I have been using the mesh reptarium/herparium style enclsoures. They work fabulously as you can be carried easily in or outdoors. I don't have to worry about UV lighting as they have flourished since being in this type of enclosure. I bought mine from Brian barnett from the HerpShop so check out there website as it's pretty helpful .........I also find it really easy to clean, chuck it in the washing machine or hose it. (animals not inside of course).

Simone.


----------



## Magpie (Apr 3, 2007)

I kept a trio in a 2'x2'x4' tank and would happily have put 3 more in there, they use very little space.
I had just a normal water bowl and sprayed them at least twice a week.


----------



## Forensick (Apr 3, 2007)

hmmmmm
building
interesting?
like buy a second hand wardrobe, remove the doors, and replace with perspex/glass?
would that make it hard to heat properly? (i am in melbourne)

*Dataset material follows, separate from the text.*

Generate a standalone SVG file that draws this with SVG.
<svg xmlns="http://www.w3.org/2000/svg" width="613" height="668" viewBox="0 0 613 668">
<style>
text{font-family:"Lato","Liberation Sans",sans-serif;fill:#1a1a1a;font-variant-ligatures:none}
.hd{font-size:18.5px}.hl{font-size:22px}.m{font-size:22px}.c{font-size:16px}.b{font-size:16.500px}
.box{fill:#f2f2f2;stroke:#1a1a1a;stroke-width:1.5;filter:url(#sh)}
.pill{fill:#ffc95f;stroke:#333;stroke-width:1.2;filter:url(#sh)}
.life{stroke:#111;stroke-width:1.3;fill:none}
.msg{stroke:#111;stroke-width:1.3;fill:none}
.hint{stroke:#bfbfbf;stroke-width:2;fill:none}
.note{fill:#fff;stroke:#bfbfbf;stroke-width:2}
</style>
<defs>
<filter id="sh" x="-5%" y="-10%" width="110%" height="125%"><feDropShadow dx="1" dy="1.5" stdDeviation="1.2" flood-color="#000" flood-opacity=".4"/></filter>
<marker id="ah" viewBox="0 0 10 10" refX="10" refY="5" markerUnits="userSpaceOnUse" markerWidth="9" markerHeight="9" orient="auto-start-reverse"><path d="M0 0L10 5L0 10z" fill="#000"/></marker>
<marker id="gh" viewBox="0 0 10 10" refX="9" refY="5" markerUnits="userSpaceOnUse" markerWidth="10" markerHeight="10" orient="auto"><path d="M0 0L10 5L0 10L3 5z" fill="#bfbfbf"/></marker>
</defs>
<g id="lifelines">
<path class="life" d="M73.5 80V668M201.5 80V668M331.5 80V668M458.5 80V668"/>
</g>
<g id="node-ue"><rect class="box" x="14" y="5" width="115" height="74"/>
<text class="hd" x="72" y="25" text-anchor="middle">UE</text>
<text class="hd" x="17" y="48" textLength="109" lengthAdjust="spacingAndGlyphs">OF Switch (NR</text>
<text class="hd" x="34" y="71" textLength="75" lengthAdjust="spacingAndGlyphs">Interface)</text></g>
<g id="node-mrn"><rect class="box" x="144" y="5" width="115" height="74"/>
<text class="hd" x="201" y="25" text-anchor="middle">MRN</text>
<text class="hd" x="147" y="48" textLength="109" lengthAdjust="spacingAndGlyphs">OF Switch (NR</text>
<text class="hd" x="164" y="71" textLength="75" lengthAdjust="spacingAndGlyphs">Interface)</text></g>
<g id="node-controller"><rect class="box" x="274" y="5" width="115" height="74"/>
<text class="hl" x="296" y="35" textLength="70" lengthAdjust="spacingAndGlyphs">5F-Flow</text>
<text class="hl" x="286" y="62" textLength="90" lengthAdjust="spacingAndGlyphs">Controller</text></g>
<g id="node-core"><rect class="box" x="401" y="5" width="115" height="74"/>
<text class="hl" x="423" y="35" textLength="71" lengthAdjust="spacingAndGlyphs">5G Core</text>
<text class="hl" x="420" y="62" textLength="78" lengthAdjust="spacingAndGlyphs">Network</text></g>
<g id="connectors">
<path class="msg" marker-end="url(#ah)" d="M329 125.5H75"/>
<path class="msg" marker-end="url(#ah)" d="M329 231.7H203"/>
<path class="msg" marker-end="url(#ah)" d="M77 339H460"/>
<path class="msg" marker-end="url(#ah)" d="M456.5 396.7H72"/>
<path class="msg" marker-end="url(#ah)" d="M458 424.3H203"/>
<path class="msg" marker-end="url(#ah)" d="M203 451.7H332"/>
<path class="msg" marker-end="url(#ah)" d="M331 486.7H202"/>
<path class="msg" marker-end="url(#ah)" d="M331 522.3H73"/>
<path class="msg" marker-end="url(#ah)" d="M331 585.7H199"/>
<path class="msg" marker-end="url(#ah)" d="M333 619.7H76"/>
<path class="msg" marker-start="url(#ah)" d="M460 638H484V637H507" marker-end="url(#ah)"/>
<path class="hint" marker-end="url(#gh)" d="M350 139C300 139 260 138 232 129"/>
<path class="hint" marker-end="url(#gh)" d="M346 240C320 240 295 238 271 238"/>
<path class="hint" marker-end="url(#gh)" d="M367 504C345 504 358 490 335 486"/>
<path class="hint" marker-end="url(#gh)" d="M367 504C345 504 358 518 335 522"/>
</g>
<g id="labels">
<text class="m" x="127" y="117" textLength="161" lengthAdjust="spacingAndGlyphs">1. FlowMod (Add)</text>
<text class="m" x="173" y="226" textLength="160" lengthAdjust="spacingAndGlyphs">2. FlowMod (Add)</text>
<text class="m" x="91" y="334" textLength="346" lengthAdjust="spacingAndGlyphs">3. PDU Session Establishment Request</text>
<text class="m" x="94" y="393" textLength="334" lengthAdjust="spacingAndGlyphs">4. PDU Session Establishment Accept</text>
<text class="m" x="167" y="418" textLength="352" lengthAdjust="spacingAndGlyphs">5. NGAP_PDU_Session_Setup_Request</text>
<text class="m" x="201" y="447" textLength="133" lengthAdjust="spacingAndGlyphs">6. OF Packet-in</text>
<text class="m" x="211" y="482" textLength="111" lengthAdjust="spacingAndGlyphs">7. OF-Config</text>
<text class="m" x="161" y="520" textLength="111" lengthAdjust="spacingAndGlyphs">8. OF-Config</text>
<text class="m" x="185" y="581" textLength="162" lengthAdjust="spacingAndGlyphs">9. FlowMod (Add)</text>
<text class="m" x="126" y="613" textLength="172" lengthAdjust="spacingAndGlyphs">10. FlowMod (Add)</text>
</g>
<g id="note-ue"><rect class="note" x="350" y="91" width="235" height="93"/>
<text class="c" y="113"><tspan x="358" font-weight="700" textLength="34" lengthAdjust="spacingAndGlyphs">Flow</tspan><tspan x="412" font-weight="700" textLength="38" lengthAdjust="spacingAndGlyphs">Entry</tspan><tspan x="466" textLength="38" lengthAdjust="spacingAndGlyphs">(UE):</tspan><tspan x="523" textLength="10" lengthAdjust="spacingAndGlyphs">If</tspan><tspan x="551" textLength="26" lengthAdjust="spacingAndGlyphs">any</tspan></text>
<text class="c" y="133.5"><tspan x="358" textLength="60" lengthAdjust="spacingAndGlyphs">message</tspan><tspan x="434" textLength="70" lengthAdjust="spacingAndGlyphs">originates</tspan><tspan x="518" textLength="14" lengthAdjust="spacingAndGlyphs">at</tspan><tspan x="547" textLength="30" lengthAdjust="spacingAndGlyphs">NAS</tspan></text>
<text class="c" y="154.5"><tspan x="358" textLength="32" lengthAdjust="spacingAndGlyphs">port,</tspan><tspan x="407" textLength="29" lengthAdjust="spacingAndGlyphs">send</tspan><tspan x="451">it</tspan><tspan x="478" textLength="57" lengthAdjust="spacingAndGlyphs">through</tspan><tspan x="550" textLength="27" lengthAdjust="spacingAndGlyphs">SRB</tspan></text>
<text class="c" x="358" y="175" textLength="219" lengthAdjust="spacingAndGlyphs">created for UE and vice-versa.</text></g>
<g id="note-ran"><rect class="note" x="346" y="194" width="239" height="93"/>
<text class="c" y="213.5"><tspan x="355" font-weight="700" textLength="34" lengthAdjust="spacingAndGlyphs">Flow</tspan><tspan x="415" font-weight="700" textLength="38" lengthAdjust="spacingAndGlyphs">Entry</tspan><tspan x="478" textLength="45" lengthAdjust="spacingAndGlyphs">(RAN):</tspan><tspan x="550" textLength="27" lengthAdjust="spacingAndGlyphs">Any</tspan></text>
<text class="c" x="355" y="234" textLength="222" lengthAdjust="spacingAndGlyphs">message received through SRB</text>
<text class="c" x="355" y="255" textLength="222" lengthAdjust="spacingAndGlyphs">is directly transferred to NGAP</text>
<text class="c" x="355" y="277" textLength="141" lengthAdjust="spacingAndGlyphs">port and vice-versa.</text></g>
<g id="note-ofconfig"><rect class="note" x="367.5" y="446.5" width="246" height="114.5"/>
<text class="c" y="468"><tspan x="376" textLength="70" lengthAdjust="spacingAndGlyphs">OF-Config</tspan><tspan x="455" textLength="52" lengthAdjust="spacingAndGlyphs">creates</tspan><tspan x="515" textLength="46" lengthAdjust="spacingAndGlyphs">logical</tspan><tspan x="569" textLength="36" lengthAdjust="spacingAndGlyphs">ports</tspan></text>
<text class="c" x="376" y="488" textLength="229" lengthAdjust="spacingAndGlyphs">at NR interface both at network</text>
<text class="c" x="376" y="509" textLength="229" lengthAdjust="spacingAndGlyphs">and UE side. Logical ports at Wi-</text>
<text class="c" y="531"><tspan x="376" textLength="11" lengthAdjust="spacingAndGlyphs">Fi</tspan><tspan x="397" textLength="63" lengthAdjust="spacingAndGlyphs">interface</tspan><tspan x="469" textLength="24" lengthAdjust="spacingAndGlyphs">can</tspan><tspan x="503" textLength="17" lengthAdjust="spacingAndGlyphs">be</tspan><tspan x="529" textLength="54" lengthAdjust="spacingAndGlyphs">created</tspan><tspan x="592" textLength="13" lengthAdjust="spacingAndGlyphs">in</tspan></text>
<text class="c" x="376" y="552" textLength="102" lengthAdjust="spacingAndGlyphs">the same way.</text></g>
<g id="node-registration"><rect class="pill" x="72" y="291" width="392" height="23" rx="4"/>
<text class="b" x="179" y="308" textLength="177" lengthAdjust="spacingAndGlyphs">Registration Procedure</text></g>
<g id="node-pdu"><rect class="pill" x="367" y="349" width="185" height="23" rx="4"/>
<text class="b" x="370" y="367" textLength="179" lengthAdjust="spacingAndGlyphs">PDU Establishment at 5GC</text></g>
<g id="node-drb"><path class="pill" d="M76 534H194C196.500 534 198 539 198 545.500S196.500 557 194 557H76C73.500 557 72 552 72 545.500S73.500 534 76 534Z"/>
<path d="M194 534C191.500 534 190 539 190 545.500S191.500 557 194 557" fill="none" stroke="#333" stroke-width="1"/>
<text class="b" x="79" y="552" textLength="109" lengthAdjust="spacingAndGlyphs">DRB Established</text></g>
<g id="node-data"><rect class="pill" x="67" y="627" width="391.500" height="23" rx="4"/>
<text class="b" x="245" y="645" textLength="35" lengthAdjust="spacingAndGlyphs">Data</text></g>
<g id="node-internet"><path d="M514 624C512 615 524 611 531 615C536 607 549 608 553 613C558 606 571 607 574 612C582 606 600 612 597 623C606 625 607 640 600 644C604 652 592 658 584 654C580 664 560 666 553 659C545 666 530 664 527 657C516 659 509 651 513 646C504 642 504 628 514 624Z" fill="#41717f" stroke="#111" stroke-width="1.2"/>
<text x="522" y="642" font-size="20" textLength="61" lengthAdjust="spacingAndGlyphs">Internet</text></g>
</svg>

any suggestions about how to cheaply/easily build one?


----------



## Magpie (Apr 3, 2007)

If your house is heated, you should not need to heat the dragons.


----------



## hornet (Apr 3, 2007)

yea, that would be ok, you would need to seal the wood and put vents in aswell but they can look great if you do them right


----------



## salebrosus (Apr 3, 2007)

I found heating them gave me all sorts of dramas. Anything over 26 and mine would start looking pretty ordinary. I also have two water bowls in there for them, one that stays clean and one that they seem to always crap in.

Simone.


----------



## Chrisreptile (Apr 3, 2007)

johnbowemonie said:


> I have been using the mesh reptarium/herparium style enclsoures. They work fabulously as you can be carried easily in or outdoors. I don't have to worry about UV lighting as they have flourished since being in this type of enclosure. I bought mine from Brian barnett from the HerpShop so check out there website as it's pretty helpful .........I also find it really easy to clean, chuck it in the washing machine or hose it. (animals not inside of course).
> 
> Simone.



nice little female you've got there.


----------



## Magpie (Apr 3, 2007)

I never heated mine when I kept them, but my house was airconned (evap) all summer and heated (wood fire) all winter.


----------



## Forensick (Apr 3, 2007)

johnbowemonie said:


> I found heating them gave me all sorts of dramas. Anything over 26 and mine would start looking pretty ordinary. I also have two water bowls in there for them, one that stays clean and one that they seem to always crap in.
> 
> Simone.



ah, overnight, during winter my house sits closer to 10
and i doubt it would go over 20 when i am at work either


----------



## salebrosus (Apr 3, 2007)

Couple more- although these ones are when they were in glass tanks.

Simone.


----------



## Auzlizardking (Apr 3, 2007)

Anyone of these would be great for an Angle head


----------



## GSXR_Boy (Apr 3, 2007)

johnbowemonie said:


> Couple more- although these ones are when they were in glass tanks.
> 
> Simone.



Were yours the ones at the Macherps show?
If so i have a bit of a bone to pick with you!!! 
Never really been into lizards since i was a kid and then i saw these and now i have to get a pair!!!


----------



## Forensick (Apr 3, 2007)

i should probably ask, even tho it is low on my list of concerns...
how much would an angle head cost me?


----------



## Auzlizardking (Apr 3, 2007)

http://www.aussiepythons.com/showthread.php?t=50881&highlight=angle+headed


----------



## trader (Apr 3, 2007)

Forensick said:


> i should probably ask, even tho it is low on my list of concerns...
> how much would an angle head cost me?


 
There have been a few ads on the Herptrader lately with prices ranging from $80 each for 2-6 wk old and $90-$140 for yearlings.


----------



## Chrisreptile (Apr 3, 2007)

80-90 is a good price, but you can get other colour forms, which are obviusly pricier.


----------



## salebrosus (Apr 3, 2007)

I'm pretty sure at the MacHerps expo this year the boyd's dragon belonged to a member named Troy. Was a stunning animal, the year before (2006) my Forest Dragons won at the South Coast and Macherps shows. They are gorgeous little creatures but very moody. One is prone to sulking and the female known as Thelma, seems to get very feisty when in the presence of a male. Her whole personality changes but they are great none the less.

Simone.


----------



## Adandiluvsmyreptiles (Apr 4, 2007)

I keep my hatchies in a small tank and my sub-adults in the mesh exo-terra. Seem to be thriving very well  No heating. Just misting with water


----------